El 1° de diciembre se celebró la llamada “apelación al pueblo”. Muchos anticiparon el resultado: “Ya que se nos permite hablar, diremos que no había necesidad de esto, una vez que el país está íntimamente convencido de que SAS es el único que puede acabar de salvarnos, porque sólo él es superior a nuestras pasiones, sólo él tiene voluntad y firmeza para domeñarlas, sólo su brazo es capaz de guiarnos por el buen camino, sólo sus hombros pueden llevar el enorme peso del gobierno (…). Por todas estas razones, y porque ya es imposible que sea más legítima la potestad que ejerce entre nosotros el general Santa Anna, decimos que no había necesidad de apelar otra vez al sufragio popular, que no ha de ser probablemente sino una nueva ovación hecha al esclarecido presidente, muy justa y muy merecida sí, pero de todo punto innecesaria”.

Los días posteriores continuaron las alabanzas: “SAS quiere consultar de nuevo a la nación, quiere someterse a su voluntad, quiere que todos los ciudadanos expresen su opinión libremente, y evitarse así hasta el menor escrúpulo en su delicada conciencia.

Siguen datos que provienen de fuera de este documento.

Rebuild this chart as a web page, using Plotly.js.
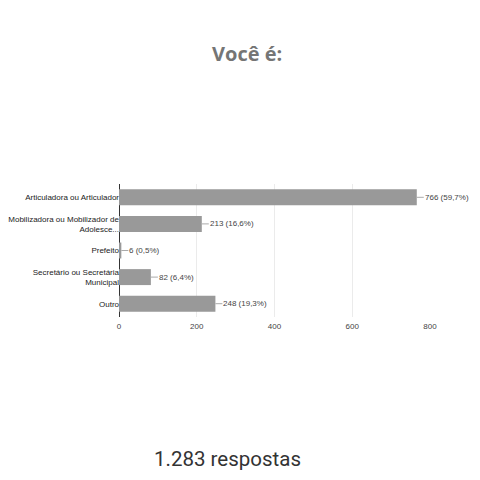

Esta ha sido la causa de la apelación al pueblo, y repetimos que, aunque era excusado tal llamamiento por ser bien conocida la opinión pública, honra demasiado al hombre virtuoso que aleja de sí hasta el menor motivo por el cual pudiera tachársele de ambición hacia su puesto”.

Los resultados no llegaron hasta el 1 de febrero del siguiente año: “A las doce, la población, ansiosa, calmó su afán al oír los repiques al vuelo, salvas de artillería y cohetes que anunciaban el feliz éxito que debía esperarse, SAS continúa por la voluntad de sus conciudadanos, al frente de los negocios públicos”. Así, el 99.07% de los votantes decidió que Santa Anna no estaba sólo y que era indispensable para regir nuestros destinos.

Sólo seis meses después, SAS renunció y se embarcó en el “Iturbide” rumbo al exilio.